Some of Happer’s colleagues at Princeton are reluctant to talk publicly about him; it’s like discussing a relationship that got messy.

“I mean, I liked him. We went off for coffee after our committee meetings a couple of times,” says Michael Bender, an emeritus professor of geoscience and climate researcher.

Bender says he wouldn’t do it now, though. It’s partly because of the scientific dispute, because he thinks Happer is misreading the evidence. But it’s also because of Happer’s style — he’s labeled climate science a cult and accused other scientists of whipping up climate fears to boost their own careers. Most offensive for Bender: Happer once said the “demonization of carbon dioxide is just like the demonization of the Jews under Hitler.”minnn

“You know, there came a point where he attacked my colleagues’ integrity,” Bender says, “and I felt like I couldn’t have a cordial relationship with him after that.”

Happer, who last fall went to work in the White House as a senior aide to the National Security Council, wasn’t authorized to comment for this story.

Robert Socolow, another Princeton colleague, has mixed feelings about Happer’s post. Socolow’s own biography — first a physicist, then a specialist on the environment — makes him a kind of bridge between Happer and the environmental scientists on Princeton’s campus. He doesn’t doubt Happer’s technical grasp of climate science but says that “everybody has areas of irrationality.”

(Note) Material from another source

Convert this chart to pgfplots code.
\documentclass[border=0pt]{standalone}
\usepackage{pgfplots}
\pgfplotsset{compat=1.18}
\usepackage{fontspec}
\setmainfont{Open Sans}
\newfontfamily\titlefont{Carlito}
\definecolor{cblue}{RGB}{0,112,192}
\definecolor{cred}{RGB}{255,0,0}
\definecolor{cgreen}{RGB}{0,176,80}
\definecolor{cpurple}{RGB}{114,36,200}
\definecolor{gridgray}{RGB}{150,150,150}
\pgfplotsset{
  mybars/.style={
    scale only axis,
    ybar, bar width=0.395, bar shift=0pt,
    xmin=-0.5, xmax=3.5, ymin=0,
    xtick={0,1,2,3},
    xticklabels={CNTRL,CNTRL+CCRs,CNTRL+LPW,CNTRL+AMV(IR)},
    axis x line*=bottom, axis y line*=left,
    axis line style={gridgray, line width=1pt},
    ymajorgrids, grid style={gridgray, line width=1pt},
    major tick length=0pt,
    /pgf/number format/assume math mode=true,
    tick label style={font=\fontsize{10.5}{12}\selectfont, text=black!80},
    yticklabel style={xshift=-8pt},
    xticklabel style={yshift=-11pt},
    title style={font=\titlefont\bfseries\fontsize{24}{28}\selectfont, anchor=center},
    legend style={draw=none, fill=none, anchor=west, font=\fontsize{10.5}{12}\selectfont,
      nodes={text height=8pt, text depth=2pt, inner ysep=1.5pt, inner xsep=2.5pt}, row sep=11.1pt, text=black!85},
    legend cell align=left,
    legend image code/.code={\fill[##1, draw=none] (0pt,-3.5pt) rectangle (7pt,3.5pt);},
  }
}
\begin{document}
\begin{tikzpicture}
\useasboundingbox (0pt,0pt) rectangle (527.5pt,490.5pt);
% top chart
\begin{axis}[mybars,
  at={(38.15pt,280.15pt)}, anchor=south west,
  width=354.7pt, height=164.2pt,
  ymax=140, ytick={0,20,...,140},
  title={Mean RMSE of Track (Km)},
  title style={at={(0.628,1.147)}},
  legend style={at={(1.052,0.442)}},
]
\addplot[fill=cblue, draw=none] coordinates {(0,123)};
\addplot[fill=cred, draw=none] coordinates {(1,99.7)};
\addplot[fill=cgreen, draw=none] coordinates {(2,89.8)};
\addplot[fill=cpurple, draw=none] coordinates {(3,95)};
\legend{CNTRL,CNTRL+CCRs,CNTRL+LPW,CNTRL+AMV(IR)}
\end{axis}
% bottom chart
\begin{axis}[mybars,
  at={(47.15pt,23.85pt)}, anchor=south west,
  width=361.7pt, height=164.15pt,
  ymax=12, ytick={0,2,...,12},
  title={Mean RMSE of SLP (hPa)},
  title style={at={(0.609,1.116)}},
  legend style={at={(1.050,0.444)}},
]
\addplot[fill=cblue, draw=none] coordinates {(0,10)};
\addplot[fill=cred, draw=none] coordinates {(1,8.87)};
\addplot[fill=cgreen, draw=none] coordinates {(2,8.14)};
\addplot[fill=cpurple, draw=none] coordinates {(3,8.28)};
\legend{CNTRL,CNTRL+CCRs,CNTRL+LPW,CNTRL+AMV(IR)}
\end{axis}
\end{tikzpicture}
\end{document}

“I think the environment in general, and climate change in particular, is an area of Will’s irrationality. But nonetheless, I think he can accomplish something” in his current job, Socolow says.

Socolow hopes that while in the White House, Happer will behave less like an argumentative physicist and more like the kind of person who has to prepare for every possibility — including those that strike him as unlikely.

“A military person doesn’t underestimate the enemy. A business person doesn’t underestimate the competition,” Socolow says. And even if, as Happer insists, there’s uncertainty about the course of climate change, the U.S. can’t afford to underestimate those risks.